───── Information shown
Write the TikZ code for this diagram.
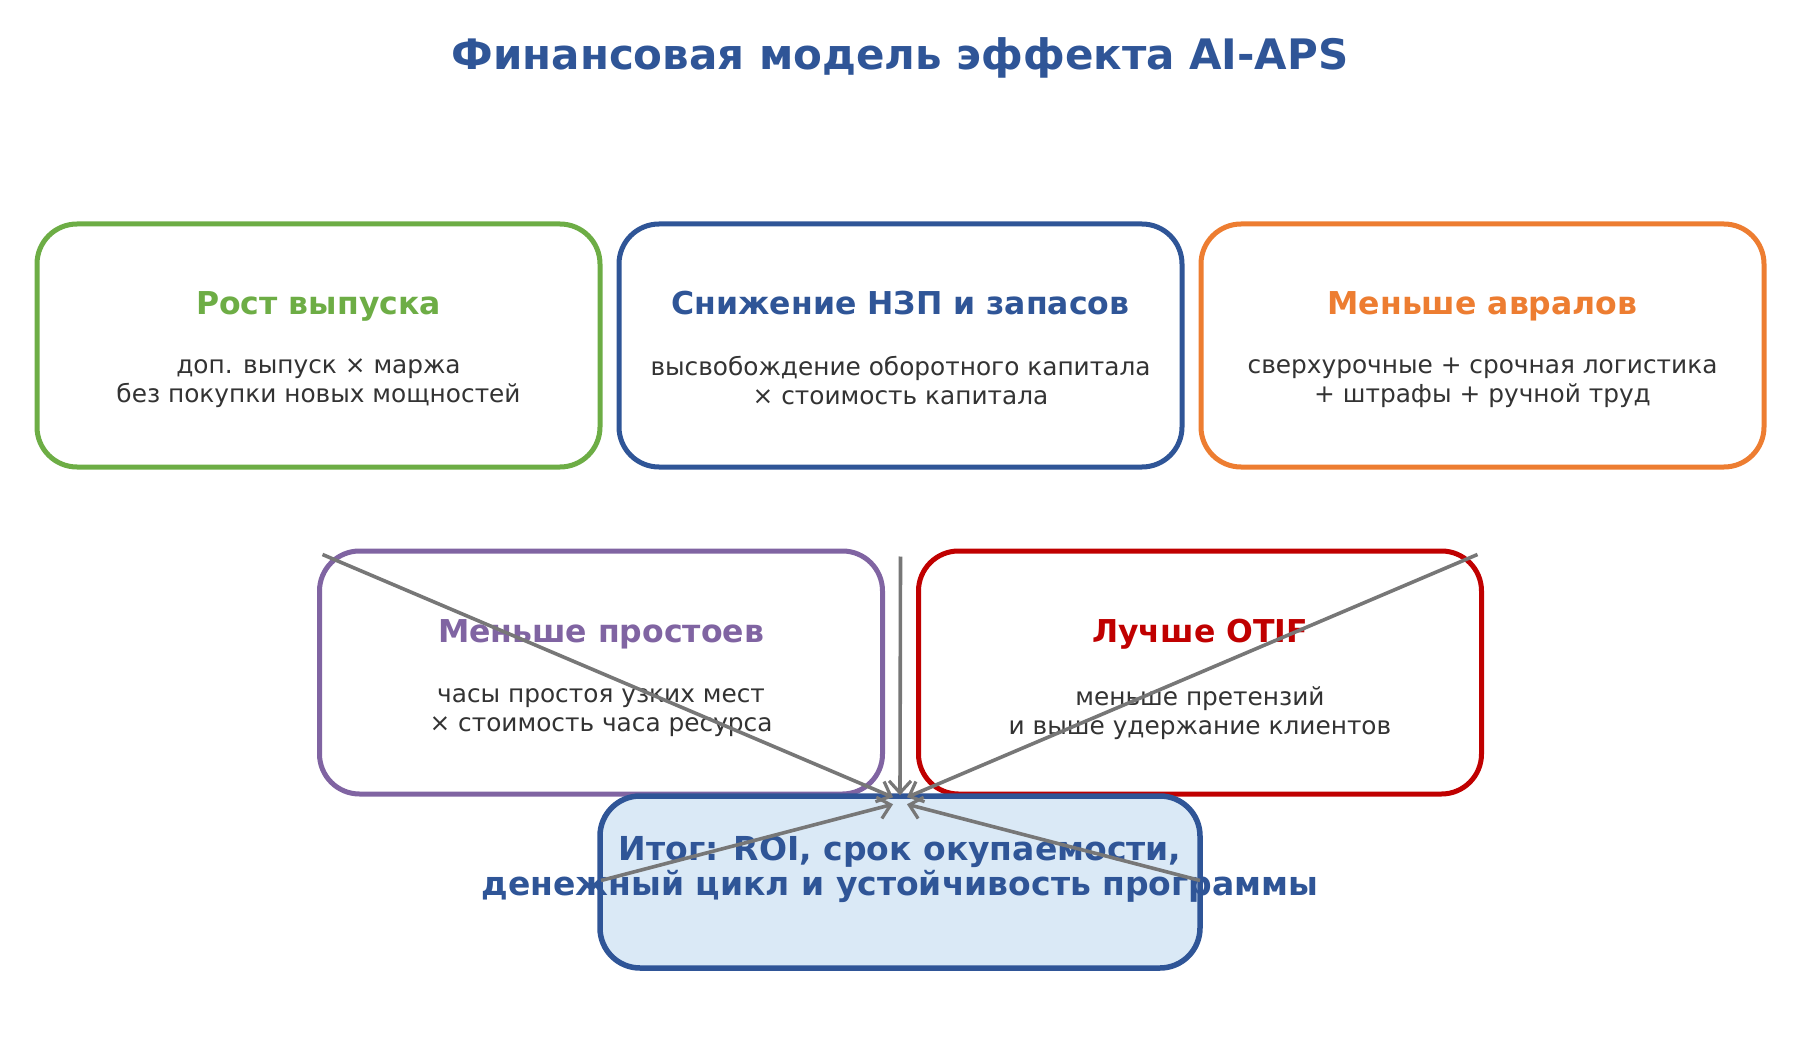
\documentclass[tikz,border=0pt]{standalone}
\usepackage{fontspec}
\setmainfont{DejaVu Sans}
\usetikzlibrary{arrows.meta,calc}
\definecolor{cgreen}{HTML}{6DAD45}
\definecolor{cblue}{HTML}{2F5597}
\definecolor{corange}{HTML}{ED7D31}
\definecolor{cpurple}{HTML}{8064A2}
\definecolor{cred}{HTML}{C00000}
\definecolor{cfill}{HTML}{DAE9F6}
\definecolor{ctext}{HTML}{333333}
\definecolor{carrow}{HTML}{777777}
\tikzset{
  card/.style={draw=#1, line width=5pt, rounded corners=40pt, fill=white,
    minimum width=563pt, minimum height=243pt, inner sep=0pt},
  head/.style={text=#1, font=\fontsize{31.5}{36}\selectfont\bfseries, inner sep=0pt,
    text height=23pt, text depth=7pt},
  body/.style={text=ctext, font=\fontsize{24.8}{29}\selectfont, align=center, inner sep=0pt,
    execute at begin node=\strut, execute at end node=\strut},
  link/.style={draw=carrow, line width=3.6pt, -{Straight Barb[length=12pt,width=22pt,line width=3.2pt]}},
}
\begin{document}
\begin{tikzpicture}[x=1pt,y=-1pt]
\useasboundingbox (0,0) rectangle (1800,1059);
\node[text=cblue, font=\fontsize{42}{50}\selectfont\bfseries] (title) at (900,58) {Финансовая модель эффекта AI-APS};

% top row
\node[card=cgreen] (g) at (318.5,345.5) {};
\node[card=cblue] (b) at (900.5,345.5) {};
\node[card=corange] (o) at (1482.5,345.5) {};
% second row
\node[card=cpurple] (p) at (601,672.5) {};
\node[card=cred] (r) at (1200,672.5) {};
% result
\node[draw=cblue, line width=5.5pt, rounded corners=40pt, fill=cfill,
  minimum width=600pt, minimum height=172pt, inner sep=0pt] (res) at (900,882) {};

% texts
\node[head=cgreen] (gh) at ($(g.north)+(0,85)$) {Рост выпуска};
\node[body] (gb) at ($(g.north)+(0,163.5)$) {доп. выпуск × маржа\\без покупки новых мощностей};
\node[head=cblue] (bh) at ($(b.north)+(0,85)$) {Снижение НЗП и запасов};
\node[body] (bb) at ($(b.north)+(0,163.5)$) {высвобождение оборотного капитала\\× стоимость капитала};
\node[head=corange] (oh) at ($(o.north)+(0,85)$) {Меньше авралов};
\node[body] (ob) at ($(o.north)+(0,163.5)$) {сверхурочные + срочная логистика\\+ штрафы + ручной труд};
\node[head=cpurple] (ph) at ($(p.north)+(0,86)$) {Меньше простоев};
\node[body] (pb) at ($(p.north)+(0,166)$) {часы простоя узких мест\\× стоимость часа ресурса};
\node[head=cred] (rh) at ($(r.north)+(0,86)$) {Лучше OTIF};
\node[body] (rb) at ($(r.north)+(0,166)$) {меньше претензий\\и выше удержание клиентов};
\node[text=cblue, font=\fontsize{33}{35}\selectfont\bfseries, align=center, inner sep=0pt] (resh) at ($(res.north)+(0,76)$) {Итог: ROI, срок окупаемости,\\денежный цикл и устойчивость программы};

% connector endpoints
\coordinate (s1) at ($(g.south)+(4,85)$);
\coordinate (s2) at ($(b.south)+(0,87)$);
\coordinate (s3) at ($(o.south)+(-5,85)$);
\coordinate (s4) at ($(p.south)+(0,84)$);
\coordinate (s5) at ($(r.south)+(0,84)$);
\coordinate (e1) at ($(res.north)+(-7,4)$);
\coordinate (e2) at ($(res.north)+(0,2)$);
\coordinate (e3) at ($(res.north)+(7,4)$);
\coordinate (e4) at ($(res.north)+(-7,11)$);
\coordinate (e5) at ($(res.north)+(7,11)$);

\draw[link] (s1) -- (e1);
\draw[link] (s2) -- (e2);
\draw[link] (s3) -- (e3);
\draw[link] (s4) -- (e4);
\draw[link] (s5) -- (e5);
\end{tikzpicture}
\end{document}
──────────
Everything from the first line of the listing above through the line that contains "minimum width=600pt, minimum" is to be restated word for word, minus the pictures.

Write the TikZ code for this diagram.
\documentclass[tikz,border=0pt]{standalone}
\usepackage{fontspec}
\setmainfont{DejaVu Sans}
\usetikzlibrary{arrows.meta,calc}
\definecolor{cgreen}{HTML}{6DAD45}
\definecolor{cblue}{HTML}{2F5597}
\definecolor{corange}{HTML}{ED7D31}
\definecolor{cpurple}{HTML}{8064A2}
\definecolor{cred}{HTML}{C00000}
\definecolor{cfill}{HTML}{DAE9F6}
\definecolor{ctext}{HTML}{333333}
\definecolor{carrow}{HTML}{777777}
\tikzset{
  card/.style={draw=#1, line width=5pt, rounded corners=40pt, fill=white,
    minimum width=563pt, minimum height=243pt, inner sep=0pt},
  head/.style={text=#1, font=\fontsize{31.5}{36}\selectfont\bfseries, inner sep=0pt,
    text height=23pt, text depth=7pt},
  body/.style={text=ctext, font=\fontsize{24.8}{29}\selectfont, align=center, inner sep=0pt,
    execute at begin node=\strut, execute at end node=\strut},
  link/.style={draw=carrow, line width=3.6pt, -{Straight Barb[length=12pt,width=22pt,line width=3.2pt]}},
}
\begin{document}
\begin{tikzpicture}[x=1pt,y=-1pt]
\useasboundingbox (0,0) rectangle (1800,1059);
\node[text=cblue, font=\fontsize{42}{50}\selectfont\bfseries] (title) at (900,58) {Финансовая модель эффекта AI-APS};

% top row
\node[card=cgreen] (g) at (318.5,345.5) {};
\node[card=cblue] (b) at (900.5,345.5) {};
\node[card=corange] (o) at (1482.5,345.5) {};
% second row
\node[card=cpurple] (p) at (601,672.5) {};
\node[card=cred] (r) at (1200,672.5) {};
% result
\node[draw=cblue, line width=5.5pt, rounded corners=40pt, fill=cfill,
  minimum width=600pt, minimum height=172pt, inner sep=0pt] (res) at (900,882) {};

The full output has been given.